Change the Thread.sleep by m.join()
Doing this will make the main thread wait for the other to complete its work and then it will continu its execution.
Cheers
To answer your main question:
Thread.join();
For example:
public static void main(String[] args) throws Exception {
final Thread t = new Thread(new Runnable() {
#Override
public void run() {
System.out.println("Do stuff");
}
});
t.start();
t.join();
}
The start call, as you know, kicks off the other Thread and runs the Runnable. The join call then waits for that started thread to finish.
A more advanced way to deal with multiple threads is with an ExecutorService. This detaches the threads themselves from the tasks they do. You can have a pool of n threads and m > n tasks.
Example:
public static void main(String[] args) throws Exception {
final class PrintMe implements Callable<Void> {
final String toPrint;
public PrintMe(final String toPrint) {
this.toPrint = toPrint;
}
#Override
public Void call() throws Exception {
System.out.println(toPrint);
return null;
}
}
final List<Callable<Void>> callables = new LinkedList<>();
for (int i = 0; i < 10; ++i) {
callables.add(new PrintMe("I am " + i));
}
final ExecutorService es = Executors.newFixedThreadPool(4);
es.invokeAll(callables);
es.shutdown();
es.awaitTermination(1, TimeUnit.DAYS);
}
Here we have 4 threads and 10 tasks.
If you go down this route you probably need to look into the Future API to so that you can check whether the tasks completed successfully. You can also return a value from the task; in your case a Callable<Integer> would seem to be appropriate so that you can return the result of your calculation from the call method and gather up the results from the Future.

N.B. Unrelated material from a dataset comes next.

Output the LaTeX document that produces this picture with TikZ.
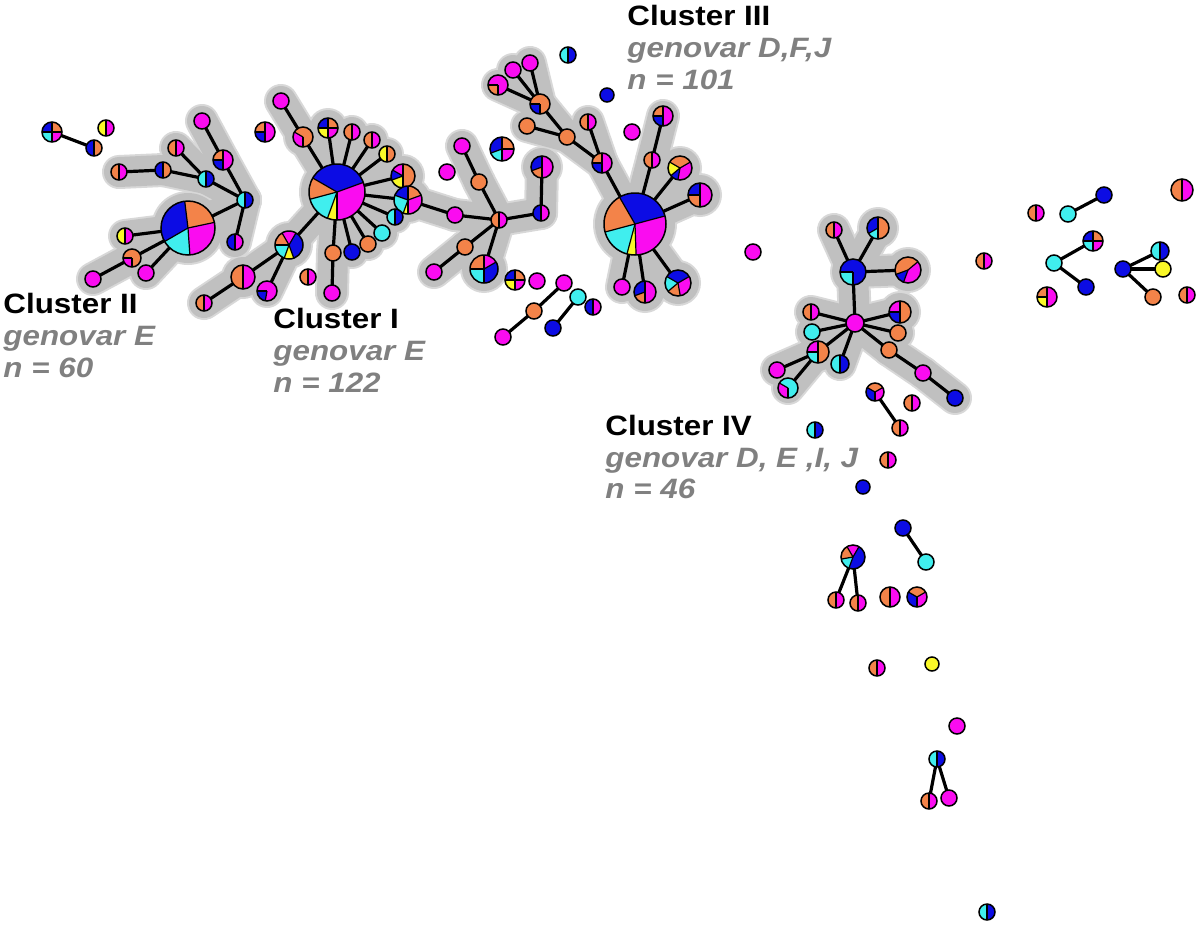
\documentclass[tikz,border=0pt]{standalone}
\usepackage{fontspec}
\setmainfont{Liberation Sans}

\pgfdeclarelayer{halo}
\pgfdeclarelayer{edges}
\pgfsetlayers{halo,edges,main}

\definecolor{orng}{RGB}{243,131,73}
\definecolor{mgnt}{RGB}{250,12,240}
\definecolor{blu}{RGB}{12,12,228}
\definecolor{cyn}{RGB}{64,238,238}
\definecolor{ylw}{RGB}{250,248,40}
\definecolor{halofill}{RGB}{192,192,192}
\definecolor{haloedge}{RGB}{216,216,216}
\definecolor{infogray}{RGB}{128,128,128}

\newcommand{\pienode}[4]{%
  \pgfmathsetlengthmacro{\pr}{#3*0.5pt}%
  \node[pienode, minimum size=#3pt] (#1) at (#2) {};
  \foreach \sa/\sb/\sc in {#4}{\fill[\sc] (#1.center) -- ++(\sa:\pr) arc[start angle=\sa, end angle=\sb, radius=\pr] -- cycle;}
  \foreach \sa/\sb/\sc in {#4}{\draw[slice] (#1.center) -- ++(\sa:\pr);}
  \draw[rim] (#1.center) circle[radius=\pr];
}
\newcommand{\halfnode}[5]{\pienode{#1}{#2}{#3}{90/270/#4,-90/90/#5}}
\newcommand{\onenode}[4]{\node[pienode, minimum size=#3pt, fill=#4, draw=black, line width=0.75pt] (#1) at (#2) {};}

\begin{document}
\begin{tikzpicture}[x=0.5pt, y=-0.5pt]
                \tikzstyle{pienode} = [circle, inner sep=0pt, outer sep=0pt]
                \tikzstyle{slice} = [black, line width=0.6pt]
                \tikzstyle{rim} = [black, line width=0.75pt]
                \tikzstyle{link} = [draw=black, line width=1.6pt]
                \tikzstyle{haloout} = [draw=haloedge, line width=17pt, line cap=round]
                \tikzstyle{haloin} = [draw=halofill, line width=15pt, line cap=round]
                \tikzstyle{clname} = [anchor=base west, inner sep=0pt, xscale=1.12, font=\fontsize{14}{16}\selectfont\bfseries]
                \tikzstyle{clinfo} = [clname, text=infogray, font=\fontsize{14}{16}\selectfont\bfseries\itshape]
                \useasboundingbox (0,0) rectangle (1200,927);

                % loose nodes, top left
                \pienode{a1}{52,132}{10}{90/180/blu,0/90/orng,180/270/cyn,270/360/mgnt}
                \halfnode{a2}{94,148}{8}{blu}{orng}
                \halfnode{a3}{106,128}{8}{ylw}{mgnt}

                % cluster II
                \pienode{II0}{188,228}{27}{12/97/orng,97/210/blu,210/274/cyn,274/372/mgnt}
                \halfnode{II1}{125,236}{8}{ylw}{mgnt}
                \pienode{II2}{132,258}{9}{-90/180/orng,180/270/mgnt}
                \onenode{II3}{93,279}{8}{mgnt}
                \onenode{II4}{146,273}{8}{mgnt}
                \halfnode{II5}{245,200}{8}{cyn}{blu}
                \halfnode{II6}{235,242}{8}{blu}{mgnt}
                \halfnode{II7}{206,179}{8}{cyn}{blu}
                \pienode{II8}{223,160}{10}{90/180/orng,180/270/blu,-90/90/mgnt}
                \onenode{II9}{202,121}{8}{mgnt}
                \halfnode{II10}{176,148}{8}{orng}{mgnt}
                \halfnode{II11}{163,170}{8}{blu}{orng}
                \halfnode{II12}{119,172}{8}{orng}{mgnt}

                % cluster I
                \pienode{I0}{337,192}{28}{20/150/blu,150/195/orng,195/250/cyn,250/270/ylw,270/380/mgnt}
                \onenode{I1}{281,101}{8}{mgnt}
                \pienode{I2}{303,137}{10}{-90/150/orng,150/270/mgnt}
                \pienode{I3}{328,128}{10}{90/180/blu,0/90/orng,180/270/ylw,270/360/mgnt}
                \halfnode{I4}{352,132}{8}{orng}{mgnt}
                \halfnode{I5}{372,140}{8}{orng}{mgnt}
                \halfnode{I6}{387,154}{8}{ylw}{orng}
                \pienode{I7}{403,176}{12}{90/150/mgnt,150/200/blu,200/270/ylw,-90/90/orng}
                \pienode{I8}{408,200}{14}{20/90/orng,90/160/blu,160/250/cyn,250/270/ylw,270/380/mgnt}
                \halfnode{I9}{395,217}{8}{cyn}{blu}
                \onenode{I10}{382,233}{8}{cyn}
                \onenode{I11}{368,244}{8}{orng}
                \onenode{I12}{352,252}{8}{blu}
                \onenode{I13}{333,253}{8}{orng}
                \onenode{I14}{332,293}{8}{mgnt}
                \pienode{I15}{289,245}{14}{60/120/mgnt,120/180/orng,180/250/cyn,250/290/ylw,290/420/blu}
                \halfnode{I16}{243,277}{12}{orng}{mgnt}
                \pienode{I17}{267,291}{10}{180/260/blu,-100/180/mgnt}
                \halfnode{I18}{204,303}{8}{orng}{mgnt}
                \halfnode{I19}{308,277}{8}{orng}{mgnt}
                \pienode{I20}{265,132}{10}{90/180/orng,180/270/blu,-90/90/mgnt}

                % side branch of cluster I
                \halfnode{M0}{499,220}{8}{orng}{mgnt}
                \onenode{M1}{455,215}{8}{mgnt}
                \onenode{M2}{479,182}{8}{orng}
                \onenode{M3}{462,146}{8}{mgnt}
                \halfnode{M4}{541,213}{8}{blu}{mgnt}
                \pienode{M5}{542,167}{11}{90/200/blu,200/270/orng,-90/90/mgnt}
                \onenode{M6}{465,247}{8}{orng}
                \onenode{M7}{434,272}{8}{mgnt}
                \pienode{M8}{484,269}{14}{90/180/orng,30/90/mgnt,-90/30/blu,180/270/cyn}

                % loose nodes, middle
                \pienode{L1}{502,149}{12}{0/90/orng,-90/0/mgnt,200/270/cyn,90/200/blu}
                \onenode{L2}{447,172}{8}{mgnt}
                \pienode{L3}{515,280}{10}{90/180/blu,0/90/orng,180/270/ylw,270/360/mgnt}
                \onenode{L4}{537,281}{8}{mgnt}
                \onenode{L5}{564,283}{8}{mgnt}
                \onenode{L6}{534,311}{8}{orng}
                \onenode{L7}{503,337}{8}{mgnt}
                \onenode{L8}{578,297}{8}{cyn}
                \onenode{L9}{553,328}{8}{blu}
                \halfnode{L10}{593,307}{8}{blu}{mgnt}

                % cluster III
                \pienode{III0}{635,224}{31}{15/120/blu,120/195/orng,195/255/cyn,255/272/ylw,272/375/mgnt}
                \pienode{III1}{663,116}{10}{90/180/orng,180/270/blu,-90/90/mgnt}
                \halfnode{III2}{652,160}{8}{orng}{mgnt}
                \pienode{III3}{680,168}{12}{30/150/orng,150/220/ylw,220/260/blu,260/390/mgnt}
                \pienode{III4}{700,195}{12}{90/180/blu,180/270/orng,-90/90/mgnt}
                \pienode{III5}{678,283}{13}{30/150/blu,150/220/cyn,220/280/orng,280/390/mgnt}
                \pienode{III6}{645,292}{11}{90/200/blu,200/270/orng,-90/90/mgnt}
                \onenode{III7}{622,287}{8}{mgnt}
                \pienode{III8}{602,163}{10}{90/180/orng,180/270/blu,-90/90/mgnt}
                \halfnode{III9}{588,122}{8}{orng}{mgnt}
                \onenode{III10}{567,137}{8}{orng}
                \onenode{III11}{527,126}{8}{orng}
                \pienode{III12}{540,104}{10}{-90/180/orng,180/270/blu}
                \pienode{III13}{498,85}{10}{-90/180/mgnt,180/270/orng}
                \onenode{III14}{513,70}{8}{mgnt}
                \onenode{III15}{530,63}{8}{mgnt}
                \onenode{L11}{632,132}{8}{mgnt}
                \onenode{L12}{607,95}{7}{blu}
                \halfnode{L13}{568,55}{8}{cyn}{blu}

                % cluster IV
                \onenode{IV0}{855,323}{9}{mgnt}
                \pienode{IV1}{853,272}{13}{180/270/cyn,-90/180/blu}
                \halfnode{IV2}{834,230}{8}{orng}{mgnt}
                \pienode{IV3}{878,228}{11}{90/210/blu,210/270/cyn,-90/90/orng}
                \pienode{IV4}{908,270}{13}{40/200/orng,200/250/blu,250/400/mgnt}
                \halfnode{IV5}{811,312}{8}{orng}{mgnt}
                \pienode{IV6}{900,312}{11}{90/180/mgnt,180/270/blu,-90/90/orng}
                \onenode{IV7}{812,332}{8}{cyn}
                \onenode{IV8}{898,333}{8}{orng}
                \pienode{IV9}{818,352}{11}{90/180/mgnt,180/270/cyn,-90/90/orng}
                \onenode{IV10}{889,350}{8}{orng}
                \onenode{IV11}{923,373}{8}{mgnt}
                \onenode{IV12}{955,398}{8}{blu}
                \halfnode{IV13}{840,364}{9}{cyn}{blu}
                \onenode{IV14}{777,370}{8}{mgnt}
                \pienode{IV15}{788,388}{10}{150/270/mgnt,-90/150/cyn}
                \onenode{L14}{753,252}{8}{mgnt}
                \pienode{L15}{875,392}{9}{30/150/orng,150/270/blu,-90/30/mgnt}
                \halfnode{L16}{900,428}{8}{orng}{mgnt}
                \halfnode{L17}{912,403}{8}{orng}{mgnt}
                \halfnode{L18}{815,430}{8}{cyn}{blu}
                \halfnode{L19}{888,460}{8}{orng}{mgnt}
                \onenode{L20}{863,487}{7}{blu}

                % right group
                \halfnode{R1}{1182,190}{11}{orng}{mgnt}
                \onenode{R2}{1104,195}{8}{blu}
                \onenode{R3}{1068,214}{8}{cyn}
                \halfnode{R4}{1036,213}{8}{orng}{mgnt}
                \pienode{R5}{1093,241}{10}{90/180/blu,0/90/orng,180/270/cyn,270/360/mgnt}
                \onenode{R6}{1054,263}{8}{cyn}
                \onenode{R7}{1086,287}{8}{blu}
                \halfnode{R8}{984,261}{8}{orng}{mgnt}
                \halfnode{R9}{1160,251}{9}{cyn}{blu}
                \onenode{R10}{1123,269}{8}{blu}
                \onenode{R11}{1163,269}{8}{ylw}
                \onenode{R12}{1153,297}{8}{orng}
                \pienode{R13}{1047,297}{10}{90/180/orng,180/270/ylw,-90/90/mgnt}
                \halfnode{R14}{1187,295}{8}{orng}{mgnt}

                % lower tail
                \onenode{D1}{903,528}{8}{blu}
                \onenode{D2}{926,562}{8}{cyn}
                \pienode{D3}{853,557}{12}{60/120/mgnt,120/190/orng,190/250/cyn,250/420/blu}
                \halfnode{D4}{836,600}{8}{orng}{mgnt}
                \halfnode{D5}{858,603}{8}{orng}{mgnt}
                \halfnode{D6}{890,597}{10}{orng}{mgnt}
                \pienode{D7}{917,597}{10}{30/150/orng,150/270/blu,-90/30/mgnt}
                \halfnode{D8}{877,668}{8}{orng}{mgnt}
                \onenode{D9}{932,664}{7}{ylw}
                \onenode{D10}{957,726}{8}{mgnt}
                \halfnode{D11}{937,759}{8}{cyn}{blu}
                \halfnode{D12}{929,801}{8}{orng}{mgnt}
                \onenode{D13}{949,798}{8}{mgnt}
                \halfnode{D14}{987,912}{8}{cyn}{blu}

                \def\treelinks{II0/II1,II0/II2,II2/II3,II0/II4,II0/II5,II5/II6,II5/II7,II5/II8,II8/II9,II7/II10,II7/II11,II11/II12,
                  I0/I2,I2/I1,I0/I3,I0/I4,I0/I5,I0/I6,I0/I7,I0/I8,I0/I9,I0/I10,I0/I11,I0/I12,I0/I13,I13/I14,I0/I15,I15/I16,I15/I17,I16/I18,I8/M1,
                  M0/M1,M0/M2,M2/M3,M0/M4,M4/M5,M0/M6,M6/M7,M0/M8,
                  III0/III2,III2/III1,III0/III3,III0/III4,III0/III5,III0/III6,III0/III7,III0/III8,III8/III9,III8/III10,III10/III11,III10/III12,III12/III13,III12/III14,III12/III15,
                  IV0/IV1,IV1/IV2,IV1/IV3,IV1/IV4,IV0/IV5,IV0/IV6,IV0/IV7,IV0/IV8,IV0/IV9,IV0/IV10,IV10/IV11,IV11/IV12,IV0/IV13,IV9/IV14,IV9/IV15}
                \def\looselinks{a1/a2,L5/L6,L6/L7,L8/L9,L15/L16,R2/R3,R5/R6,R6/R7,R10/R9,R10/R11,R10/R12,D1/D2,D3/D4,D3/D5,D11/D12,D11/D13}
                \def\halodiscs{II0/35,I0/36,III0/40,I2/18,I3/18,I7/20,I8/22,I15/22,I16/20,M5/19,M8/22,III3/20,III4/20,III5/21,III6/19,IV1/21,IV3/19,IV4/21,IV6/19,IV9/19}

                \begin{pgfonlayer}{halo}
                \foreach \u/\v in \treelinks {\draw[haloout] (\u.center) -- (\v.center);}
                \foreach \n/\r in \halodiscs {\fill[haloedge] (\n.center) circle[radius=\r*0.5pt+1pt];}
                \foreach \u/\v in \treelinks {\draw[haloin] (\u.center) -- (\v.center);}
                \foreach \n/\r in \halodiscs {\fill[halofill] (\n.center) circle[radius=\r*0.5pt];}
                \end{pgfonlayer}

                \begin{pgfonlayer}{edges}
                \foreach \u/\v in \treelinks {\draw[link] (\u) -- (\v);}
                \foreach \u/\v in \looselinks {\draw[link] (\u) -- (\v);}
                \end{pgfonlayer}

                \node[clname] (nameII) at (3,313) {Cluster II};
                \node[clinfo] (genII) at (3,345) {genovar E};
                \node[clinfo] (sizeII) at (3,377) {n = 60};
                \node[clname] (nameI) at (273,328) {Cluster I};
                \node[clinfo] (genI) at (273,360) {genovar E};
                \node[clinfo] (sizeI) at (273,392) {n = 122};
                \node[clname] (nameIII) at (627,25) {Cluster III};
                \node[clinfo] (genIII) at (627,57) {genovar D,F,J};
                \node[clinfo] (sizeIII) at (627,89) {n = 101};
                \node[clname] (nameIV) at (605,435) {Cluster IV};
                \node[clinfo] (genIV) at (605,467) {genovar D, E ,I, J};
                \node[clinfo] (sizeIV) at (605,498) {n = 46};
            \end{tikzpicture}
\end{document}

As other Answers have stated, you can do this simply using join; e.g.
Matrix m = new Matrix(a);
m.start();
m.join();
However, I just want to note that if you do that, you are not going to get any parallelism from the Matrix thread. You would be better of doing this:
Matrix m = new Matrix(a);
m.run();
i.e. executing the run() method on the main thread. You might get some parallelism by passing m to each "counter" thread, and having them all join the Matrix thread ... but I doubt that it will be worthwhile.
Frankly, I'd be surprised if you get a worthwhile speedup for any of the multi-threading you are trying here:
If the matrix is small, the overheads of creating the threads will dominate.
If the matrix is large, you are liable to run into memory contention issues.
The initialization phase takes O(N^2) computations compared with the parallelized 2nd phase that has N threads doing O(N) computations. Even if you can get a decent speedup in the 2nd phase, the 1st phase is likely to dominate.